Aside from (and secondary to) monitoring, one thing it took me years to realize the benefits and ease of setting up early and i think other selfhosters commonly neglect: caching proxies and removing default internet routes.

Benefits include:

- Security

- Ease of configuring traffic control: As long as you're not redirecting UDP (have fun lol), steering apps with HTTP or SOCKS5 forward-proxies is so much more straightforward than routing.

- Performance/effieciency (global package cache for your network!)

- Resilience (apt upgrades and docker image pulls can keep working despite your entire network being offline)

My rough starting kit for a Linux-based network here would be:

- Some caching forwarding internal DNS server. If you already have an internal recursor or forwarder great, but it's good to let the DNS server serving your clients be separate anyway. dnsmasq/unbound/technitium/coredns/powerdns/yadifa.

- Internal NTP for syncing time. May be provided by your DNS or DHCP server already. chrony is good.

- apt-cacher-ng or other caching forward HTTP proxy for your apt/dnf/pacman/apk/whathaveyou updates.

- docker-registry-server in mirror mode and set up as mirror for any docker/podman hosts you have.

Do you have any recommendations or resources you think are great for learning more about this?

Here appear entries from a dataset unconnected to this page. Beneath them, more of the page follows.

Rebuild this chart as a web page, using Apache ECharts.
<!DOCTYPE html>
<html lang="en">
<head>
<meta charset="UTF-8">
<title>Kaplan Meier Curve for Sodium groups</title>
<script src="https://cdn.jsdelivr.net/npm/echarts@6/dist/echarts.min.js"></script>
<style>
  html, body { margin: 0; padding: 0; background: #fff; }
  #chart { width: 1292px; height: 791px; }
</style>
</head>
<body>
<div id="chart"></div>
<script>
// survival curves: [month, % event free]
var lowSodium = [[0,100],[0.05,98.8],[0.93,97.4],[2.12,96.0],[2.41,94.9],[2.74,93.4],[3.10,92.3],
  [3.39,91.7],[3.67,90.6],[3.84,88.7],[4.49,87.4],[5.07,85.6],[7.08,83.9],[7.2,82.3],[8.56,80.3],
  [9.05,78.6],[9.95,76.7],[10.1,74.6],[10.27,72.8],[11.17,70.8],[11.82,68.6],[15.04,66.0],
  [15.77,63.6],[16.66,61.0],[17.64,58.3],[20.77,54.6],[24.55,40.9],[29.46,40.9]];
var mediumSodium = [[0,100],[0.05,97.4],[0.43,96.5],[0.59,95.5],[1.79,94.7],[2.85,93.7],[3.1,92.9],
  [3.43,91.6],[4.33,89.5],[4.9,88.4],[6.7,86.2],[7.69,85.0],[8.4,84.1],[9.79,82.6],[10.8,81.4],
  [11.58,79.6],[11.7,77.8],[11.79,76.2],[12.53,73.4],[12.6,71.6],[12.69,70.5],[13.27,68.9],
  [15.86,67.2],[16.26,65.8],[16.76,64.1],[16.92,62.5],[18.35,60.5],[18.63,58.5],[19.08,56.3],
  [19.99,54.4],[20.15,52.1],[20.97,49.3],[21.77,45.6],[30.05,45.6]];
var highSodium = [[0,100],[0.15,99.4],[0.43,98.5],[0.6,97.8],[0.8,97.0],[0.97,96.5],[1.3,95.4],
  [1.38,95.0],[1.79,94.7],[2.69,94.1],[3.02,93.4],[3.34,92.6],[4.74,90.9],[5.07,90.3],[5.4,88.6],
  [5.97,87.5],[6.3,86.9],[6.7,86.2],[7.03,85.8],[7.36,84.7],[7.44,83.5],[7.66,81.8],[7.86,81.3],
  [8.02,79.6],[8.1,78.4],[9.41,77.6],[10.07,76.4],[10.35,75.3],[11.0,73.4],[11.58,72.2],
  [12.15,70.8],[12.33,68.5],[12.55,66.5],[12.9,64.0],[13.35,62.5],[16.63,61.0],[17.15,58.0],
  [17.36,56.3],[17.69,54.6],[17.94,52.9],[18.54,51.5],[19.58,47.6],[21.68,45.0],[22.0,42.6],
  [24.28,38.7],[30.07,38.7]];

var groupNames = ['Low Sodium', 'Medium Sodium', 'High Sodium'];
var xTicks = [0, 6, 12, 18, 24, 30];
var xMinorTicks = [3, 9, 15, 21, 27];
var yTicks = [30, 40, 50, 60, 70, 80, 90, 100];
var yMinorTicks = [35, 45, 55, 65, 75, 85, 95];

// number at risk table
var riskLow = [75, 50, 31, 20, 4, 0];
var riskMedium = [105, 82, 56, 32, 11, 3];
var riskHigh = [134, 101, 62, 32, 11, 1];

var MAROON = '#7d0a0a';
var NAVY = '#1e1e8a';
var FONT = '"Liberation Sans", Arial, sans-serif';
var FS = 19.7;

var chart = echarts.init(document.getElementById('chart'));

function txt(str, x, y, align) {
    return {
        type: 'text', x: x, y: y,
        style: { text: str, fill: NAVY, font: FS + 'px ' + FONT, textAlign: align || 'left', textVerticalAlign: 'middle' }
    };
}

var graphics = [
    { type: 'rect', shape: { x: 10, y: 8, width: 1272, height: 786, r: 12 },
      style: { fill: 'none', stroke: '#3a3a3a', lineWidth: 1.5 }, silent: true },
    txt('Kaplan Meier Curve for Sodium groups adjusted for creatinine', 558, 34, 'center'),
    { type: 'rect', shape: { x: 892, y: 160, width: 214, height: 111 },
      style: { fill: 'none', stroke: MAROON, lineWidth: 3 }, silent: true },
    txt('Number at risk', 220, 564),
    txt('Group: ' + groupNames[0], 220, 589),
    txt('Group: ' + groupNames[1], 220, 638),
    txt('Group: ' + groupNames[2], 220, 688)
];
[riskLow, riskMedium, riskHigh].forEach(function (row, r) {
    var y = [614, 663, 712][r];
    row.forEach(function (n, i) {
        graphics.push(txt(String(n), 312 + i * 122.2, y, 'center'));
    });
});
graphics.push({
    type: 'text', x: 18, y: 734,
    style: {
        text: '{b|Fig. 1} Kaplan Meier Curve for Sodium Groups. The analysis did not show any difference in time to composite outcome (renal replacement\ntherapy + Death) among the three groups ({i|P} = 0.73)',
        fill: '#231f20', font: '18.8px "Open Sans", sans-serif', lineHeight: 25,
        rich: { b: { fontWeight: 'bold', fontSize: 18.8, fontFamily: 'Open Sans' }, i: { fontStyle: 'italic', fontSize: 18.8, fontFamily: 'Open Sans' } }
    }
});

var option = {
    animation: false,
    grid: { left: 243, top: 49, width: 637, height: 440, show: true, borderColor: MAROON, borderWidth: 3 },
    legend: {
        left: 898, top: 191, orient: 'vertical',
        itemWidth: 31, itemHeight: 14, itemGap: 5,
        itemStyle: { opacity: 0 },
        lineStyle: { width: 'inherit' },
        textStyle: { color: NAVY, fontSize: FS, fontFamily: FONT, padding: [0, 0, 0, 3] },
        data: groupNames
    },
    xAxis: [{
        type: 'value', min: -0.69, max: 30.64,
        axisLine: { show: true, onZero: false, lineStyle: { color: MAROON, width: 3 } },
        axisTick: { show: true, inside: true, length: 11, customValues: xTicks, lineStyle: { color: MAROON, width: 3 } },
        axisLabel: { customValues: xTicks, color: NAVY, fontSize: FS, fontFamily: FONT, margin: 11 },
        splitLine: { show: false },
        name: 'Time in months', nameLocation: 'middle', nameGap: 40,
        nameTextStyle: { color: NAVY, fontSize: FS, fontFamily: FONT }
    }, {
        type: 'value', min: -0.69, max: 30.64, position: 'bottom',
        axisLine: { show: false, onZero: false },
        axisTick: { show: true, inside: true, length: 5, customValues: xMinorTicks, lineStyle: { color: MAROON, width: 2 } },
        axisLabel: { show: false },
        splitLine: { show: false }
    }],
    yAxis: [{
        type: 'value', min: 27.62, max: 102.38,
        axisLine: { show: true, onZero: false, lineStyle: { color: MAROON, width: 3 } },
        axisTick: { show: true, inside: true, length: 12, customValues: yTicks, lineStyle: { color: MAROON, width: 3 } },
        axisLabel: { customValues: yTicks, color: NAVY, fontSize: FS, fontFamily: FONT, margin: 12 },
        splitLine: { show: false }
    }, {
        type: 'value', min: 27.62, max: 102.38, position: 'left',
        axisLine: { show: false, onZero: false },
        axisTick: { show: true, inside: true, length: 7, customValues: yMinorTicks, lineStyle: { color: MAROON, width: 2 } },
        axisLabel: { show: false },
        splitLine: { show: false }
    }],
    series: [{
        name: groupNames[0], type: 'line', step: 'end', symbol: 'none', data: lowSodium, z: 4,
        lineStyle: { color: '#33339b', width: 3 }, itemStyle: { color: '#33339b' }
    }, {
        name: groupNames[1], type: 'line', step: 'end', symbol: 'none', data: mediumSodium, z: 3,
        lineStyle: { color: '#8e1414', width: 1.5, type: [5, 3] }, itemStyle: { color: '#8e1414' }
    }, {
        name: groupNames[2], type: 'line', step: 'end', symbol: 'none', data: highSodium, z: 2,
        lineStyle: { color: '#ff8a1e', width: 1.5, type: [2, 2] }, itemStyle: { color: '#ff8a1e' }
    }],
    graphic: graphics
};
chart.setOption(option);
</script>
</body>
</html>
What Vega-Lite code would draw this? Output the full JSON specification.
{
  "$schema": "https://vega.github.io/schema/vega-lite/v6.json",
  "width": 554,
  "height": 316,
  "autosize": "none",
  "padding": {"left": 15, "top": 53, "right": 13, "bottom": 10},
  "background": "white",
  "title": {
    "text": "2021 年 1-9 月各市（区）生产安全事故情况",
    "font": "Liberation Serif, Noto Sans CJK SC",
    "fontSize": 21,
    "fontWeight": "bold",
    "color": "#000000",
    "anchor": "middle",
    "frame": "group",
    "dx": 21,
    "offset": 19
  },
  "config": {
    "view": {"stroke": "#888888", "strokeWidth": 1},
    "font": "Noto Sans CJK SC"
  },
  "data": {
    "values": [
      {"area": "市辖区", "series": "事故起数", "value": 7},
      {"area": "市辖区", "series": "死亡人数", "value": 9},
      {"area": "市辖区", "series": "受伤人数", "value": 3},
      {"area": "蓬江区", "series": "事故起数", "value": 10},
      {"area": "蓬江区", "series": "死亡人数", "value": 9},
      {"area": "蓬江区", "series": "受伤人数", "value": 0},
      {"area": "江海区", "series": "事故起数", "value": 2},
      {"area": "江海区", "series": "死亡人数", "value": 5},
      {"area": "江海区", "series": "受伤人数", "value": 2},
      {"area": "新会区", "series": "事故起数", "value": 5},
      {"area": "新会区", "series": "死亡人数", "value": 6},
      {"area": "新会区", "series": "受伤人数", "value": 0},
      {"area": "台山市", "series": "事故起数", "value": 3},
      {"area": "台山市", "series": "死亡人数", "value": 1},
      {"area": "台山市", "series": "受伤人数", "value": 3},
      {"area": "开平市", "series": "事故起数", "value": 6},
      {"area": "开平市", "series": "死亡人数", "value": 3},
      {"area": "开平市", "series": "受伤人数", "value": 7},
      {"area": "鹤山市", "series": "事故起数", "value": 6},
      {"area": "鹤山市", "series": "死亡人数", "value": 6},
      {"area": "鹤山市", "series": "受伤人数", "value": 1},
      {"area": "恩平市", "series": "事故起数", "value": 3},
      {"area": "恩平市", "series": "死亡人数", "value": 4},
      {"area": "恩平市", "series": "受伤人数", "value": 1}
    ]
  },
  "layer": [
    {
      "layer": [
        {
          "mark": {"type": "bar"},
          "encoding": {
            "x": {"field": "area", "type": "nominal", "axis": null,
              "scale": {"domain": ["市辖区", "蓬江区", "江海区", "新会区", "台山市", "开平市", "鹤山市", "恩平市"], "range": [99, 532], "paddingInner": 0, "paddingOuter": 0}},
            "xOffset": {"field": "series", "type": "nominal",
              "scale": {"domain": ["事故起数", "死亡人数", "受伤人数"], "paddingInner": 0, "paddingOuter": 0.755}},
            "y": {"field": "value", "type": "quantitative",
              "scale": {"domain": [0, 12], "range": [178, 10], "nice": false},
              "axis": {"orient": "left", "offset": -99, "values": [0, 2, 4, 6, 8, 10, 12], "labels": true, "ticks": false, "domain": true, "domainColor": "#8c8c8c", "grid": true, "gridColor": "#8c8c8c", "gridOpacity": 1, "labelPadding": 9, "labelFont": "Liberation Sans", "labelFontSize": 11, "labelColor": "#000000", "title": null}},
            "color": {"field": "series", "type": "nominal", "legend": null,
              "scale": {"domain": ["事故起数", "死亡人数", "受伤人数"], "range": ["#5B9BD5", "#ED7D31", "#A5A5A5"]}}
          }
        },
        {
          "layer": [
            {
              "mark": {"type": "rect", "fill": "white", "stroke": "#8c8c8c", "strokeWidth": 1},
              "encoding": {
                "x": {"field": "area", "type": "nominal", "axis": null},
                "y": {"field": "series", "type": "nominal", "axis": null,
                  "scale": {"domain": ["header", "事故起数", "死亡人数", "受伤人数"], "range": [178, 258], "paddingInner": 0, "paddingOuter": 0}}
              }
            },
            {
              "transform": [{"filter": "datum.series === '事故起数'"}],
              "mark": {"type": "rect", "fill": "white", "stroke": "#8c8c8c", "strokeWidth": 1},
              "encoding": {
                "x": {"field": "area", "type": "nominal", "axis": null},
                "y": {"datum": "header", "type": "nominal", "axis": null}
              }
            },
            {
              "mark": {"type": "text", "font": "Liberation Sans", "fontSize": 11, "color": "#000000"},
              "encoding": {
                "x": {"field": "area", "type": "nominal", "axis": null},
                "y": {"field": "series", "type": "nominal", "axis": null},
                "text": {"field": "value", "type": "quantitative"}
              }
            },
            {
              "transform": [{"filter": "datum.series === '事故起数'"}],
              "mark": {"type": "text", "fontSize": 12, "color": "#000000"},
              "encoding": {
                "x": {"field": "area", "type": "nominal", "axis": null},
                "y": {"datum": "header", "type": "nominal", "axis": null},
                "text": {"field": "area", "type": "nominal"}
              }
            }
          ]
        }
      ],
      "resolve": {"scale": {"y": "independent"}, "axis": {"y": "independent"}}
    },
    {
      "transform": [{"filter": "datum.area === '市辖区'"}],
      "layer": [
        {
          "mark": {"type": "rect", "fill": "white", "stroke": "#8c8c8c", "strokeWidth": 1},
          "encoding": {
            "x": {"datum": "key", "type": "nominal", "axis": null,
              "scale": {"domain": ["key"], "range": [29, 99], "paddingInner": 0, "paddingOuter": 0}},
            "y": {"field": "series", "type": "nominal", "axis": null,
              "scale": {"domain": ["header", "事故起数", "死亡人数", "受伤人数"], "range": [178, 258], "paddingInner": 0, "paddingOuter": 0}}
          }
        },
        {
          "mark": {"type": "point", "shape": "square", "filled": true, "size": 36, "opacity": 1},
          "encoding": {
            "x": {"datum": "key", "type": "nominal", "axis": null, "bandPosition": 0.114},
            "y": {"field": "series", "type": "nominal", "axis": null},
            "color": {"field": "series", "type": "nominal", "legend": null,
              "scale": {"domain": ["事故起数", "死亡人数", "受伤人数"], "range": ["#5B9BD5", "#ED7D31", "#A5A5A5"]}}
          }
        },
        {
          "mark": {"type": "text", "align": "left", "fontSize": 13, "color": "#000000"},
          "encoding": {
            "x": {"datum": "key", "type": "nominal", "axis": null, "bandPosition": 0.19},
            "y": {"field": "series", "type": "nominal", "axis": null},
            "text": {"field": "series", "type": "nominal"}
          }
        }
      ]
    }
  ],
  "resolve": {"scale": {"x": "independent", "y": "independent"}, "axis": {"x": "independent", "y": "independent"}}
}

I think I’m right at the beginning of this journey and looking for where to start.
I wish I did. My approach is that I have a ruby script that runs every five minutes and does a bunch of tests. The script takes a couple minutes to execute. It connects to servers via SSH to check things out, does end-to-end-tests, then it writes its result to a JSON file.

It runs on a Linode instance with a webapp whose sole responsibility is to respond to Pingdom requests. There are two URLs that Pingdom looks for: one that returns a 500 if the JSON file indicates an issue that warrants texting me. A second that returns a 500 if the JSON file indicates an issue that warrants emailing me for a lower priority issue. Pingdom is configured accordingly.

If for any reason the JSON file has not been written in the past 10 minutes (?) or cannot be read and parsed, both URLs return a 500.

The script has a log file, so when I get an alert I can check the log file to determine what is wrong.

This is likely atypical, but it works really well for me. My scripts do the work of monitoring the heck out of everything. I only need Pingdom (or a service like it) to monitor two URLs and do the texting/emailing.

But my overall approach is to think of monitoring like unit tests or integration tests: when I think of something that could go wrong, I try to make sure there is monitoring that can detect it and alert me. When possible, before it becomes urgent. And when something does go wrong that is not automatically detected, it's a high priority to add monitoring around that.